If there is no equity, then the debtor must show that the real property is necessary for an effective reorganization. Where the debtor has filed a liquidation proceeding, there is no prospect for reorganizing and necessity is never an issue. More likely, though, the debtor filed for relief under the reorganization provisions of the Bankruptcy Code. In opposition to the debtor, the lender will argue that reorganization is not feasible, or that the real property is unneeded for a reorganization. The debtor has the burden of proof on the issue of necessity.
4. Single Asset Real Estate.
Another ground for relief concerns “single asset real estate.” Single asset real estate is a single property or project, but is not residential real property with less than four units. The real property also must generate substantially all of the debtor’s gross income. Further, there can be no substantial business conducted on the real property, other than the business of operating the property. Finally, the aggregate of the non-contingent, liquidated, secured debts may not exceed $4,000,000.00.
A lender can obtain relief from stay against a debtor holding only single asset real estate if, 90 days or more after the date that the debtor files for relief, (a) the debtor has not filed a plan of reorganization that has a reasonable prospect of approval within a reasonable time, or (b) the debtor has not begun making monthly payments to the creditors secured by the real property that are equal to the current fair market interest rate on the value of the creditor’s interest in the real property.

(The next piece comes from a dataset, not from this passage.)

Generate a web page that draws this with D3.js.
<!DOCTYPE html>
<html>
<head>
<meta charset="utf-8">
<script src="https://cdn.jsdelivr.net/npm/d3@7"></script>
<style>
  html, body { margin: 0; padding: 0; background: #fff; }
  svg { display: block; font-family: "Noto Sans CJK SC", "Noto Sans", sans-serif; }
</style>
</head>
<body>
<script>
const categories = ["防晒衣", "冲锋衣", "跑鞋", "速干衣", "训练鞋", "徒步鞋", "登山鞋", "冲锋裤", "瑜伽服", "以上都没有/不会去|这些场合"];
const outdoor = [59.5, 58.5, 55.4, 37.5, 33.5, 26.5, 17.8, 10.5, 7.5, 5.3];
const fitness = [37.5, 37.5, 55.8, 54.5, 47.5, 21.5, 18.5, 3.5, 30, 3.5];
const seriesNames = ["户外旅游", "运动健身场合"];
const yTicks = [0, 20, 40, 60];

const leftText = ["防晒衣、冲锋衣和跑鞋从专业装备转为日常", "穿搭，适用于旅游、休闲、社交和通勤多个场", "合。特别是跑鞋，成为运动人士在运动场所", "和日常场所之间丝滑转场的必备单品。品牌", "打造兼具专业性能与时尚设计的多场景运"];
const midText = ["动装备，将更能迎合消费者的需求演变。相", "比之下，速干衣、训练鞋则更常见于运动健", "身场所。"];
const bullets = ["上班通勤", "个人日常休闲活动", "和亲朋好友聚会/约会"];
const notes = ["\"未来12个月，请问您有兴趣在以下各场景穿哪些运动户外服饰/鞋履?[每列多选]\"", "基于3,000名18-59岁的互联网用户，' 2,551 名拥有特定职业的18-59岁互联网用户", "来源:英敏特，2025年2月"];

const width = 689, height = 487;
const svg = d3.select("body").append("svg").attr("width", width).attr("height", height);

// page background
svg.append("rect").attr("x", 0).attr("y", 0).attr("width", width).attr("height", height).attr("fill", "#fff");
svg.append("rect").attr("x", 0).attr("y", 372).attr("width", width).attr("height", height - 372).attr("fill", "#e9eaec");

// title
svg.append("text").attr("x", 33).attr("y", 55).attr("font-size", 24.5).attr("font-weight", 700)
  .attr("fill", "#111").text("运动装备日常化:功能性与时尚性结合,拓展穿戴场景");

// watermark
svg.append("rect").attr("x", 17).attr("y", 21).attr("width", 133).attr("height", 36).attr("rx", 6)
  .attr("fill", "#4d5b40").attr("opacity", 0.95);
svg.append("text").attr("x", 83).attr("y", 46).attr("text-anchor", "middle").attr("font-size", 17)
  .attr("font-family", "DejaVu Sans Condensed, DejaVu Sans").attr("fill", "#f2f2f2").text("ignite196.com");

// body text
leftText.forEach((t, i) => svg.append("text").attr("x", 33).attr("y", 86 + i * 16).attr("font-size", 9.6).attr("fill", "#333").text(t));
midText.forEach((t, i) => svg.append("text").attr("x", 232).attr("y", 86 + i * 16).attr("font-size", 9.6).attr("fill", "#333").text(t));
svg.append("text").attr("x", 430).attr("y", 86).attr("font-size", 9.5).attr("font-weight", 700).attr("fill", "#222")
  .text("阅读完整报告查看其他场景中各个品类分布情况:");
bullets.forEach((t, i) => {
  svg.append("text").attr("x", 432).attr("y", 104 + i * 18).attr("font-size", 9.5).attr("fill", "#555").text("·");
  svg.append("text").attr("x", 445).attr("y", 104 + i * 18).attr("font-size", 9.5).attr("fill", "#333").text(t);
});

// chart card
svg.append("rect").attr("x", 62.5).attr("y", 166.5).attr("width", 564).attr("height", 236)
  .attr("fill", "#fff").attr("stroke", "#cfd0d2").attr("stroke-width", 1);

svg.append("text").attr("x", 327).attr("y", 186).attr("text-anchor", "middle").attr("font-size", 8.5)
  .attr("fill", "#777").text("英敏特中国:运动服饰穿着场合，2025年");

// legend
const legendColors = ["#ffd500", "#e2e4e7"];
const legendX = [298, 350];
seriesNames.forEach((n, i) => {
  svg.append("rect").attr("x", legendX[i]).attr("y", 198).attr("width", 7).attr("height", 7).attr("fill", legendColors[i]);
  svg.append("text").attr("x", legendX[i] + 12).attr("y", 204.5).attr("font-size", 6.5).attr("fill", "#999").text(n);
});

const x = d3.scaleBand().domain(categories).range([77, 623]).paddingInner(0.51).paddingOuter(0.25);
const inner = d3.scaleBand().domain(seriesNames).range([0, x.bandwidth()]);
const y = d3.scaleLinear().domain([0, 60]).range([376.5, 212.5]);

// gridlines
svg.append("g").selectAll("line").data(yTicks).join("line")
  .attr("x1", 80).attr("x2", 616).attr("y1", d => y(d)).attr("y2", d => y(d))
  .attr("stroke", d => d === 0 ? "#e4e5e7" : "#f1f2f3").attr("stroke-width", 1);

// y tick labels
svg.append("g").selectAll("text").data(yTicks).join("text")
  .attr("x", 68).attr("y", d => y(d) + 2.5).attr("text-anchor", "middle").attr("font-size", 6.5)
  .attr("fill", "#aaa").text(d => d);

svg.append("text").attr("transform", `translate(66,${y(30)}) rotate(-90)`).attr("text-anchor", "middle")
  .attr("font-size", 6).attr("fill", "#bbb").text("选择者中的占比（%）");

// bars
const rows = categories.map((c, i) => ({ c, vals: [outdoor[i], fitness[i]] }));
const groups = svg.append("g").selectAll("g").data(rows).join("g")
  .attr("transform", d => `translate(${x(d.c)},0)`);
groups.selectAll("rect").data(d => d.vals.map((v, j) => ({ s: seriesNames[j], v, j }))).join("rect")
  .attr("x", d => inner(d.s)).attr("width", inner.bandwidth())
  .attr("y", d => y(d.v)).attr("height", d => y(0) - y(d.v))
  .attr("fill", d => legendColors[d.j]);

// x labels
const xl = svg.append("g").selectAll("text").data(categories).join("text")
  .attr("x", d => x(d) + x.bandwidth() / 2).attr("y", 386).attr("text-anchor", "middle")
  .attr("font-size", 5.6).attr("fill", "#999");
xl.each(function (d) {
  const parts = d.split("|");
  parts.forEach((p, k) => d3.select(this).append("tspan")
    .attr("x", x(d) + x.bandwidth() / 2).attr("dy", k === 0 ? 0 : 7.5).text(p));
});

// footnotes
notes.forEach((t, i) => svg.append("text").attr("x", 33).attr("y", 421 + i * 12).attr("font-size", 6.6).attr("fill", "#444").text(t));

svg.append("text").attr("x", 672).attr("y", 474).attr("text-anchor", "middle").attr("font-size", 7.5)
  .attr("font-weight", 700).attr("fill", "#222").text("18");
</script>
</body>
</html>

Note that the value of the real property security may be less than the amount owed and so the value of the creditor’s interest in the real property is also less than the amount owed. Such an undersecured creditor can receive interest only on the portion of the amount owing that is secured.
5. Choosing between grounds.
If the facts warrant, any and all the four grounds may be pursued to advance the lender’s goal of foreclosing the real property security. Yet one ground or another may better serve a lender’s interests. For example, dismissal of a case allows all creditors to pursue the debtor, while relief from stay only benefits the creditor that successfully moves for relief. Furthermore, the factors that support dismissing a case frequently support granting relief from stay too.
Relief from stay may take the form of termination of the stay, annulment of the stay (a retroactive termination), modification of the stay, conditions on maintaining the stay, or some combination of the foregoing. As a practical matter, in a newly filed bankruptcy case a bankruptcy court is less likely to grant relief from stay than later in the case.